When it’s math all the way down, generate your data on the GPU!

While it’s beyond the scope of this document, I’d be remiss if I didn’t mention the ultimate technique for getting data into a buffer fast: Generating it on the GPU! Specifically, WebGPU’s compute shaders are an excellent tool for populating buffers efficiently. Doing so has the massive upside of not requiring any staging buffers and thus avoiding the need for copies. But, of course, GPU-side buffer generation only really works if your data can be completely algorithmically computed and doesn’t apply to things like models loaded from a file.

Real world example

If you want to see these techniques (and a few others) at work in the real world, you should check out my WebGPU Metaballs demo. Use the “metaballMethod” drop-down to select the buffer population method to use, though don’t expect to see much performance difference between them (with the exception of the compute shader method.) You can also see the code for each of the techniques, with comments explaining each. It also details a couple more patterns not covered here, primarily because the circumstances in which they’d be the most efficient path are pretty rare.

Further reading

If you want to learn more about the mechanics of buffer use, I’d recommend looking through the WebGPU Explainer and relevant bits of the WebGPU spec. The spec, in particular, isn’t exactly what I’d call “light reading” but it describes the expected behavior of WebGPU buffers in great detail.

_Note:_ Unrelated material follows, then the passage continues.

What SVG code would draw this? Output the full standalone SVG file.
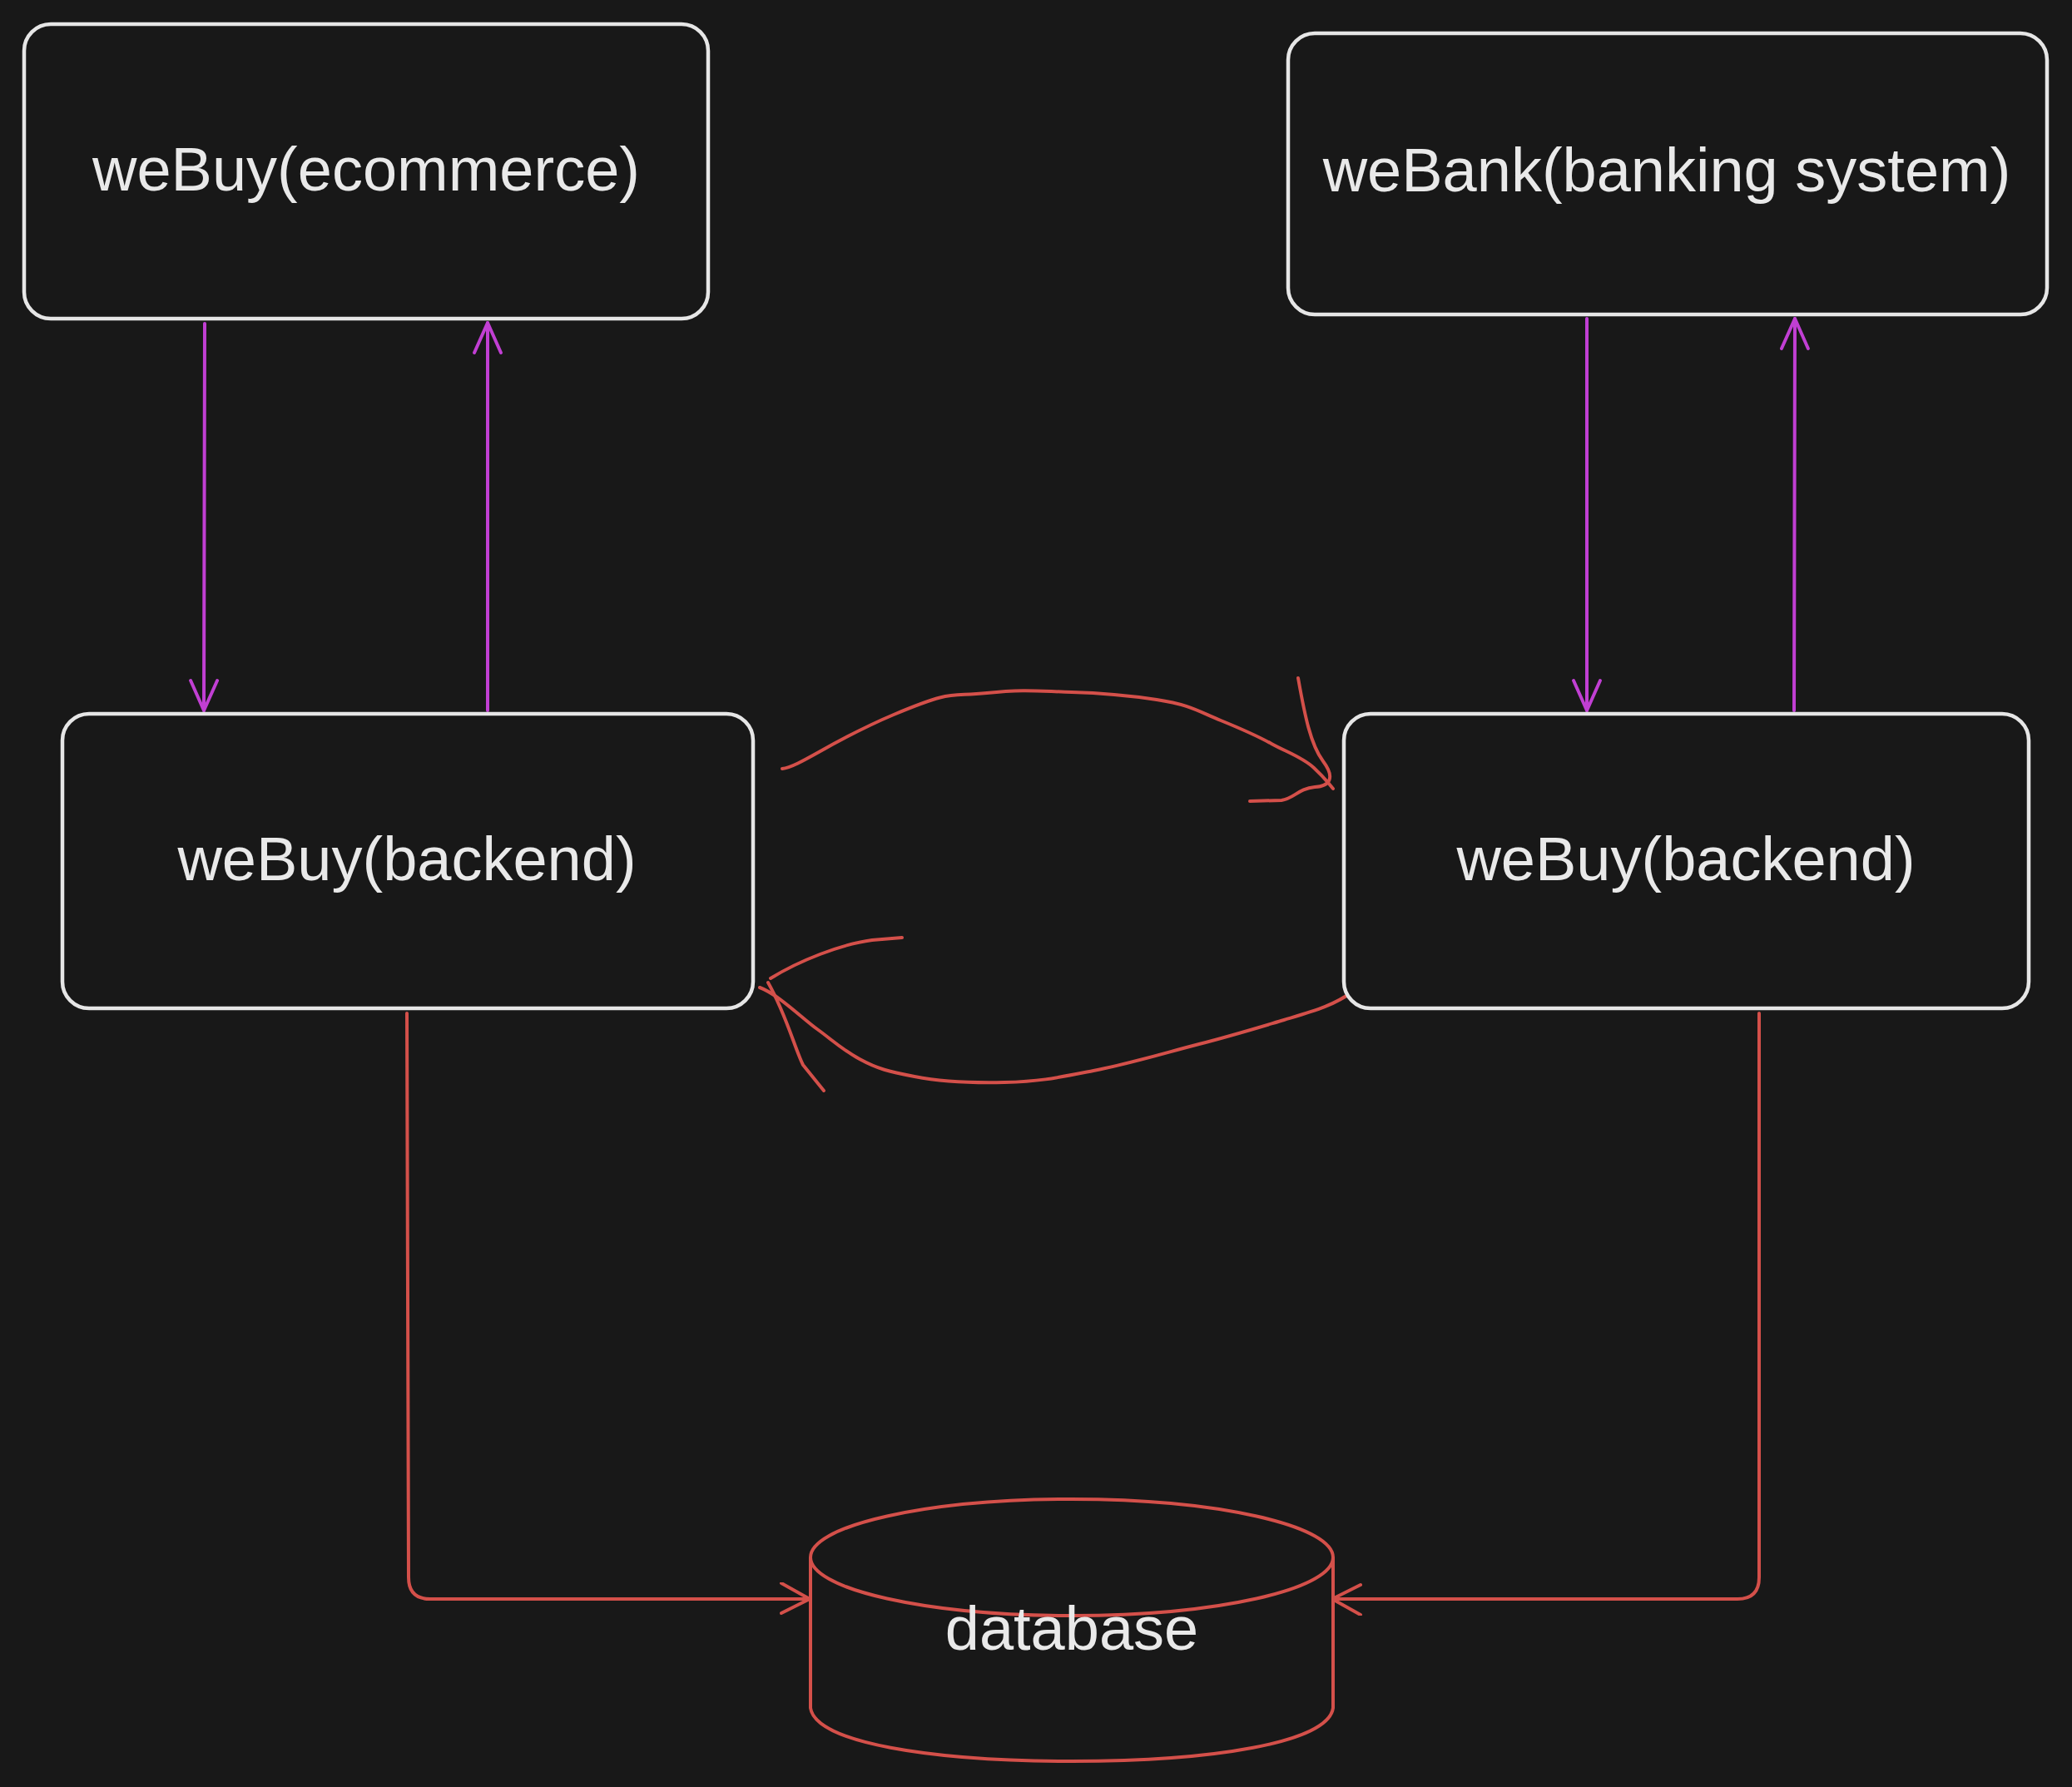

Have fun, and make cool stuff!

The variety of patterns that can be used to get data onto the GPU can make this area of WebGPU feel confusing and possibly a bit intimidating, but it doesn’t have to be! The number one thing to keep in mind is that this flexibility exists to offer high end, professional apps a way to tightly control their performance. For the average WebGPU developer you can and should start off by using the easiest approaches: calling writeBuffer() to update buffers and maybe using mappedAtCreation for buffers that only need to be set once. These aren’t “dumbed down” helper functions! They’re the recommended, high performance route that just so happens to also be the simplest to write. Only try to get fancier if you see that writing to buffers is a bottleneck for your application and you can identify an alternative technique that works well for your use case.

Good luck on whatever projects are ahead of you, I can’t wait to see what the spectacularly creative web community builds!